Everybody 'calm down'
Meanwhile, as Canada waits for the legalization of marijuana, "everybody needs to calm down," Lutz said.
"When I say everybody, it's the law enforcement people, also the people in the past who have used marijuana and are looking forward to the legalization," he said in an interview with Information Morning Fredericton.
Over the past 10 to 15 years, he said, police have been using their discretion.
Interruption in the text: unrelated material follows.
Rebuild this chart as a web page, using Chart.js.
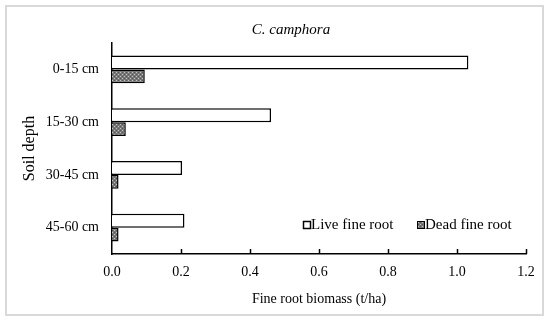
<!DOCTYPE html>
<html>
<head>
<meta charset="utf-8">
<script src="https://cdn.jsdelivr.net/npm/chart.js@4.4.0/dist/chart.umd.min.js"></script>
<style>
  body{margin:0;background:#fff;}
  #wrap{width:550px;height:322px;position:relative;}
</style>
</head>
<body>
<div id="wrap"><canvas id="chart1" width="550" height="322"></canvas></div>
<script>
// data
const depths = ["0-15 cm", "15-30 cm", "30-45 cm", "45-60 cm"];
const liveRoot = [1.033, 0.461, 0.203, 0.210];
const deadRoot = [0.095, 0.040, 0.019, 0.019];
const xTicks = [0, 0.2, 0.4, 0.6, 0.8, 1.0, 1.2];

const serif = "'Liberation Serif', 'Times New Roman', serif";

//....checkered grey fill for dead roots
function makePattern(){
  let c = document.createElement("canvas");
  c.width = 4; c.height = 4;
  let g = c.getContext("2d");
  g.fillStyle = "#777";
  g.fillRect(0,0,4,4);
  g.fillStyle = "#c4c4c4";
  g.fillRect(0,0,1,1);
  g.fillRect(2,2,1,1);
  g.fillStyle = "#555";
  g.fillRect(2,0,1,1);
  g.fillRect(0,2,1,1);
  return g.createPattern(c, "repeat");
}
const deadFill = makePattern();

//....frame, titles, inner ticks, legend
const decor = {
  id: "decor",
  beforeDraw(chart){
    let ctx = chart.ctx;
    ctx.save();
    ctx.fillStyle = "#fff";
    ctx.fillRect(0,0,chart.width,chart.height);
    ctx.strokeStyle = "#d9d9d9";
    ctx.lineWidth = 2;
    ctx.strokeRect(6,6,537,309);
    ctx.restore();
  },
  afterDraw(chart){
    let ctx = chart.ctx;
    let area = chart.chartArea;
    let xs = chart.scales.x;
    ctx.save();
    // tick marks pointing into the plot
    ctx.strokeStyle = "#000";
    ctx.lineWidth = 1.5;
    xTicks.forEach(function(v){
      if(v === 0) return;
      let px = Math.round(xs.getPixelForValue(v)) + 0.5;
      ctx.beginPath();
      ctx.moveTo(px, area.bottom);
      ctx.lineTo(px, area.bottom - 5);
      ctx.stroke();
    });
    ctx.fillStyle = "#000";
    ctx.textAlign = "center";
    ctx.textBaseline = "middle";
    ctx.font = "italic 15px " + serif;
    ctx.fillText("C. camphora", 291, 30);
    ctx.font = "14px " + serif;
    ctx.fillText("Fine root biomass (t/ha)", (area.left + area.right)/2, 299);
    ctx.save();
    ctx.translate(30, (area.top + area.bottom)/2);
    ctx.rotate(-Math.PI/2);
    ctx.font = "16px " + serif;
    ctx.fillText("Soil depth", 0, 0);
    ctx.restore();
    // legend
    ctx.textAlign = "left";
    ctx.font = "15px " + serif;
    ctx.lineWidth = 1.5;
    ctx.fillStyle = "#fff";
    ctx.fillRect(303.5, 221.5, 7, 7);
    ctx.strokeRect(303.5, 221.5, 7, 7);
    ctx.fillStyle = "#000";
    ctx.fillText("Live fine root", 311, 225.5);
    ctx.fillStyle = deadFill;
    ctx.fillRect(417.5, 221.5, 7, 7);
    ctx.lineWidth = 1;
    ctx.strokeRect(417.5, 221.5, 7, 7);
    ctx.fillStyle = "#000";
    ctx.fillText("Dead fine root", 425, 225.5);
    ctx.restore();
  }
};

const ctx1 = document.getElementById("chart1");
new Chart(ctx1, {
  type: "bar",
  data: {
    labels: depths,
    datasets: [
      {
        label: "Live fine root",
        data: liveRoot,
        backgroundColor: "#fff",
        borderColor: "#000",
        borderWidth: 1.5,
        categoryPercentage: 0.53,
        barPercentage: 1.0
      },
      {
        label: "Dead fine root",
        data: deadRoot,
        backgroundColor: deadFill,
        borderColor: "#000",
        borderWidth: 1.5,
        categoryPercentage: 0.53,
        barPercentage: 1.0
      }
    ]
  },
  options: {
    indexAxis: "y",
    responsive: false,
    animation: false,
    layout: { padding: { top: 43, right: 24, left: 0, bottom: 0 } },
    plugins: {
      legend: { display: false },
      title: { display: false },
      tooltip: { enabled: false }
    },
    scales: {
      x: {
        type: "linear",
        min: 0,
        max: 1.2,
        afterBuildTicks: function(scale){
          scale.ticks = xTicks.map(function(v){ return { value: v }; });
        },
        afterFit: function(scale){ scale.height = 68; },
        grid: { display: false, drawTicks: false },
        border: { display: true, color: "#000", width: 1.5 },
        ticks: {
          padding: 10,
          color: "#000",
          font: { family: serif, size: 14 },
          callback: function(v){ return Number(v).toFixed(1); }
        }
      },
      y: {
        afterFit: function(scale){ scale.width = 112; },
        grid: { display: false, drawTicks: false },
        border: { display: true, color: "#000", width: 1.5 },
        ticks: {
          padding: 13,
          color: "#000",
          font: { family: serif, size: 14 }
        }
      }
    }
  },
  plugins: [decor]
});
</script>
</body>
</html>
They don't go out of their way to arrest people for having a joint or even "three or four joints" in their pocket.
"That discretion has worked well over the past few years," Lutz said.
At the same time, he cautioned potentially careless people by citing the Kenny Rogers song Don't Take Your Guns to Town.
"Folks, don't take your marijuana in your cars," he said.
He said the people who should be worried these days are drug dealers themselves.
An end for weed traffickers
"Those people are going to have to realize that they're going to be out of business," he said.
"If you can go down to the legal pot dispensary regulated by the government in 12 weeks, to me those people who were previously selling just have to recognize that's the end."
And people smoking marijuana do not cause the kind of problems that people who use alcohol do, he said.
"People who smoke marijuana, in my experience, they stay home and, if anything, they eat too many peanut butter and jelly sandwiches, as opposed to driving recklessly in their cars … getting in fights and committing crimes," he said.